#### INSTRUCTIONS FOR THE TASK
Write out the full listing again, exactly as it stands.

= = =

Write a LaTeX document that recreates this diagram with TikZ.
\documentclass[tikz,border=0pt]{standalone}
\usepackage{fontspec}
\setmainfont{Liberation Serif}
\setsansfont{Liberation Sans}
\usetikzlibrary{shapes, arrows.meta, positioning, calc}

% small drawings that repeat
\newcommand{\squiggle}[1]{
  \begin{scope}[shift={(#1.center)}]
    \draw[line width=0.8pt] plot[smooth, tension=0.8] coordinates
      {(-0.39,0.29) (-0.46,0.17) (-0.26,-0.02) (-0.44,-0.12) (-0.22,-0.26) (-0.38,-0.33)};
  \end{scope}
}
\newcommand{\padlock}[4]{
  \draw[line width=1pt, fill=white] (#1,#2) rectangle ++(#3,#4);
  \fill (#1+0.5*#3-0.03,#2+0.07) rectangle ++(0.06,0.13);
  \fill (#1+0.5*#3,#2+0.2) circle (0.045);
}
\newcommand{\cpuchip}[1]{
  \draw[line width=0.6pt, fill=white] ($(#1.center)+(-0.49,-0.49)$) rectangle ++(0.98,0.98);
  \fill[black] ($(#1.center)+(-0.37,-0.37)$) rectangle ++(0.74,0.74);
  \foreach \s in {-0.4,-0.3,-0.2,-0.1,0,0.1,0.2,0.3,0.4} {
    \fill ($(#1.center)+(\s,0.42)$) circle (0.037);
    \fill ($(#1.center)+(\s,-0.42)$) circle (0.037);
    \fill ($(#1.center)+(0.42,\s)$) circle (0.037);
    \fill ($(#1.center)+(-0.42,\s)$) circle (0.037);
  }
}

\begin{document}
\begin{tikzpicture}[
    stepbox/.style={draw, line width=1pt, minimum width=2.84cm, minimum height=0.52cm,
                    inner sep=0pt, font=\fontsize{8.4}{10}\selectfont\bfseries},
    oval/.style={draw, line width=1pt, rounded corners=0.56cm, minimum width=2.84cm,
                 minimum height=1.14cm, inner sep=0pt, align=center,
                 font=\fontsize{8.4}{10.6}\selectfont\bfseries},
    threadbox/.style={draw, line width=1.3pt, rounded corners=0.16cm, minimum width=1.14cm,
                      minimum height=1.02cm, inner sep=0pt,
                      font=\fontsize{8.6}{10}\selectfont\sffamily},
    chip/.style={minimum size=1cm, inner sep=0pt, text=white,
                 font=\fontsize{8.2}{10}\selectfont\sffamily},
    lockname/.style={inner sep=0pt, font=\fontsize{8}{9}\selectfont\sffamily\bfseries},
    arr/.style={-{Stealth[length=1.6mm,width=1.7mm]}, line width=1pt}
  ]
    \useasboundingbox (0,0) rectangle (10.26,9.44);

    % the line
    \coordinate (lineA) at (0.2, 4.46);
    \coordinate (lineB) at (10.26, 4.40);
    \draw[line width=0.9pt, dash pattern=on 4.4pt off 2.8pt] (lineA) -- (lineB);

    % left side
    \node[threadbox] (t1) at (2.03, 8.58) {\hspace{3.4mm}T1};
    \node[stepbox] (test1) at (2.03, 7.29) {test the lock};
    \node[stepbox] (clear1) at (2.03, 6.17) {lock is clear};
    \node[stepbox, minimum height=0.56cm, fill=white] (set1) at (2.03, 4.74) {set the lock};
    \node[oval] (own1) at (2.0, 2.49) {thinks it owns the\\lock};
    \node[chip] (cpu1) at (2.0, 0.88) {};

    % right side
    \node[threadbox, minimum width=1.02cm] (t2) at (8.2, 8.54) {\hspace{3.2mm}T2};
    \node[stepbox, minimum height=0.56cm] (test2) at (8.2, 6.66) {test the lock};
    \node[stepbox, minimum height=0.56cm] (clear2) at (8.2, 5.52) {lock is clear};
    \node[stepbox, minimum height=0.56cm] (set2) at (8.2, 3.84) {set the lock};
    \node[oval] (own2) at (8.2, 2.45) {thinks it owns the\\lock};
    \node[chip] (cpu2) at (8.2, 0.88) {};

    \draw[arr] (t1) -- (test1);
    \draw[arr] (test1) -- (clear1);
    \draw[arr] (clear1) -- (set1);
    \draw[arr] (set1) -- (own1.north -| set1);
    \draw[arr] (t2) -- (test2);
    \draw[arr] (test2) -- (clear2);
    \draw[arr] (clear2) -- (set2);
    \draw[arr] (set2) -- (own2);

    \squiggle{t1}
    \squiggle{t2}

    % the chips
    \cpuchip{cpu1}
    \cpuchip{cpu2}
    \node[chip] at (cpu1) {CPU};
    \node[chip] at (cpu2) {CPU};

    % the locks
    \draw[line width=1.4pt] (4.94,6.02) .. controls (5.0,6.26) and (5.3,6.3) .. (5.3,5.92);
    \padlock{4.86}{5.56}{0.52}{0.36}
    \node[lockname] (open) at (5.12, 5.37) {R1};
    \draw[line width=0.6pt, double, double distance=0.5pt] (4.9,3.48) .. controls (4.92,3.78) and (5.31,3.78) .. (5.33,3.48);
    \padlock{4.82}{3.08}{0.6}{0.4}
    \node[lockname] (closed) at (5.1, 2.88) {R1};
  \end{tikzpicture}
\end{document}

= = =

#### COMPLETE OUTPUT
Write a LaTeX document that recreates this diagram with TikZ.
\documentclass[tikz,border=0pt]{standalone}
\usepackage{fontspec}
\setmainfont{Liberation Serif}
\setsansfont{Liberation Sans}
\usetikzlibrary{shapes, arrows.meta, positioning, calc}

% small drawings that repeat
\newcommand{\squiggle}[1]{
  \begin{scope}[shift={(#1.center)}]
    \draw[line width=0.8pt] plot[smooth, tension=0.8] coordinates
      {(-0.39,0.29) (-0.46,0.17) (-0.26,-0.02) (-0.44,-0.12) (-0.22,-0.26) (-0.38,-0.33)};
  \end{scope}
}
\newcommand{\padlock}[4]{
  \draw[line width=1pt, fill=white] (#1,#2) rectangle ++(#3,#4);
  \fill (#1+0.5*#3-0.03,#2+0.07) rectangle ++(0.06,0.13);
  \fill (#1+0.5*#3,#2+0.2) circle (0.045);
}
\newcommand{\cpuchip}[1]{
  \draw[line width=0.6pt, fill=white] ($(#1.center)+(-0.49,-0.49)$) rectangle ++(0.98,0.98);
  \fill[black] ($(#1.center)+(-0.37,-0.37)$) rectangle ++(0.74,0.74);
  \foreach \s in {-0.4,-0.3,-0.2,-0.1,0,0.1,0.2,0.3,0.4} {
    \fill ($(#1.center)+(\s,0.42)$) circle (0.037);
    \fill ($(#1.center)+(\s,-0.42)$) circle (0.037);
    \fill ($(#1.center)+(0.42,\s)$) circle (0.037);
    \fill ($(#1.center)+(-0.42,\s)$) circle (0.037);
  }
}

\begin{document}
\begin{tikzpicture}[
    stepbox/.style={draw, line width=1pt, minimum width=2.84cm, minimum height=0.52cm,
                    inner sep=0pt, font=\fontsize{8.4}{10}\selectfont\bfseries},
    oval/.style={draw, line width=1pt, rounded corners=0.56cm, minimum width=2.84cm,
                 minimum height=1.14cm, inner sep=0pt, align=center,
                 font=\fontsize{8.4}{10.6}\selectfont\bfseries},
    threadbox/.style={draw, line width=1.3pt, rounded corners=0.16cm, minimum width=1.14cm,
                      minimum height=1.02cm, inner sep=0pt,
                      font=\fontsize{8.6}{10}\selectfont\sffamily},
    chip/.style={minimum size=1cm, inner sep=0pt, text=white,
                 font=\fontsize{8.2}{10}\selectfont\sffamily},
    lockname/.style={inner sep=0pt, font=\fontsize{8}{9}\selectfont\sffamily\bfseries},
    arr/.style={-{Stealth[length=1.6mm,width=1.7mm]}, line width=1pt}
  ]
    \useasboundingbox (0,0) rectangle (10.26,9.44);

    % the line
    \coordinate (lineA) at (0.2, 4.46);
    \coordinate (lineB) at (10.26, 4.40);
    \draw[line width=0.9pt, dash pattern=on 4.4pt off 2.8pt] (lineA) -- (lineB);

    % left side
    \node[threadbox] (t1) at (2.03, 8.58) {\hspace{3.4mm}T1};
    \node[stepbox] (test1) at (2.03, 7.29) {test the lock};
    \node[stepbox] (clear1) at (2.03, 6.17) {lock is clear};
    \node[stepbox, minimum height=0.56cm, fill=white] (set1) at (2.03, 4.74) {set the lock};
    \node[oval] (own1) at (2.0, 2.49) {thinks it owns the\\lock};
    \node[chip] (cpu1) at (2.0, 0.88) {};

    % right side
    \node[threadbox, minimum width=1.02cm] (t2) at (8.2, 8.54) {\hspace{3.2mm}T2};
    \node[stepbox, minimum height=0.56cm] (test2) at (8.2, 6.66) {test the lock};
    \node[stepbox, minimum height=0.56cm] (clear2) at (8.2, 5.52) {lock is clear};
    \node[stepbox, minimum height=0.56cm] (set2) at (8.2, 3.84) {set the lock};
    \node[oval] (own2) at (8.2, 2.45) {thinks it owns the\\lock};
    \node[chip] (cpu2) at (8.2, 0.88) {};

    \draw[arr] (t1) -- (test1);
    \draw[arr] (test1) -- (clear1);
    \draw[arr] (clear1) -- (set1);
    \draw[arr] (set1) -- (own1.north -| set1);
    \draw[arr] (t2) -- (test2);
    \draw[arr] (test2) -- (clear2);
    \draw[arr] (clear2) -- (set2);
    \draw[arr] (set2) -- (own2);

    \squiggle{t1}
    \squiggle{t2}

    % the chips
    \cpuchip{cpu1}
    \cpuchip{cpu2}
    \node[chip] at (cpu1) {CPU};
    \node[chip] at (cpu2) {CPU};

    % the locks
    \draw[line width=1.4pt] (4.94,6.02) .. controls (5.0,6.26) and (5.3,6.3) .. (5.3,5.92);
    \padlock{4.86}{5.56}{0.52}{0.36}
    \node[lockname] (open) at (5.12, 5.37) {R1};
    \draw[line width=0.6pt, double, double distance=0.5pt] (4.9,3.48) .. controls (4.92,3.78) and (5.31,3.78) .. (5.33,3.48);
    \padlock{4.82}{3.08}{0.6}{0.4}
    \node[lockname] (closed) at (5.1, 2.88) {R1};
  \end{tikzpicture}
\end{document}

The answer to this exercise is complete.